New neighbours moved into the house next door and asked for a telephone line to be installed. BT looked at their database and, instead of simply switching the previous tenant's account over to the new tenant, accidentally switched my telephone line over to my neighbour instead.
Now, I wasn't with BT. I paid my bills to another phone company who rented that line from BT (if you want to know why I wasn't with BT, just try phoning their customer support -- the number is 0800 800 880 -- and see how you get on).
So BT switched the line over in error, cutting me off without my consent. My old telephone provider said they couldn't reconnect me -- they needed that BT line back.
I called BT customer services on my mobile. They promised that their complaints department would contact me within 48 hours.
Of course they didn't.
I called them back: a three and a half hour phone call, during which time they kept me on hold for three hours. If I'd known it would take that long, I would have watched a couple of films, back to back.
BT informed me that they would reconnect the line within two working days. The cost to me? A mere £50 deposit. They refused to reconnect the line without this payment up front. If I wanted a phone I had no option but to cough up.
*Sounds of spitting fury from this end of the conversation*
And there was worse to come. Because BT disconnected my phone in error, and the only way I could get my phone line back was through BT, BT insisted that I sign up for a 12 month contract with them -- at a much higher cost than what I was paying my old provider.
"Is that legal?" I asked, incredulous. "It sounds like extortion."
They remained sympathetic, but insistent. Twelve month contract or no phone.
"I've had no phone or internet for a week a now," I explained, "and I need those reconnected so that I can work. I have a deadline. The final US proofs for my second book will be emailed to me any day now, and I need to be in contact with my editor -- I need to send documents and queries back and forth to the USA. If I can't do that, the book will be delayed and all the money Bantam spent on advertising will be wasted."
Again they remained sympathetic, but insistent. Twelve month contract or nothing.
And it really seemed that I didn't have a choice. I called every other phone company I could think of. They all told me the same thing: "We need a working BT line."
Obviously, this works out well for BT. By disconnecting the phone line of a customer with a rival company and by being the only provider willing to reconnect that line, BT can steal that customer away from the rival company and then strong-arm them into a new contract with themselves, all without that customer's consent. Good for the shareholders.
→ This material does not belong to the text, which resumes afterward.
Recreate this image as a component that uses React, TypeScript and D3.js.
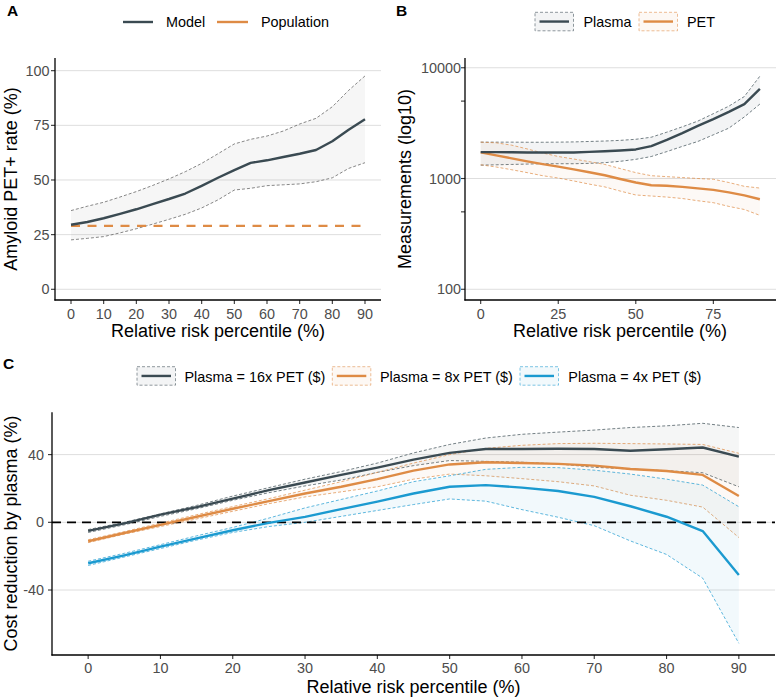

Bad for customer relations, but then who cares about the customers, right? Three hours waiting on hold really nails that point home.
I'm told this is called "slamming" in the telecommunications industry. It feels like I've been mugged.
I needed a phone, so I had to pay, and I had to sign up for the 12 month contract. They didn't reconnect me in two days, as promised. The whole process took 17 days, during which time I remained cut off.
That's BT for you. If you're thinking of going with them for your phone, you can call them on 0800 800 880. If you decide to go with another company instead, you might end up with BT anyway.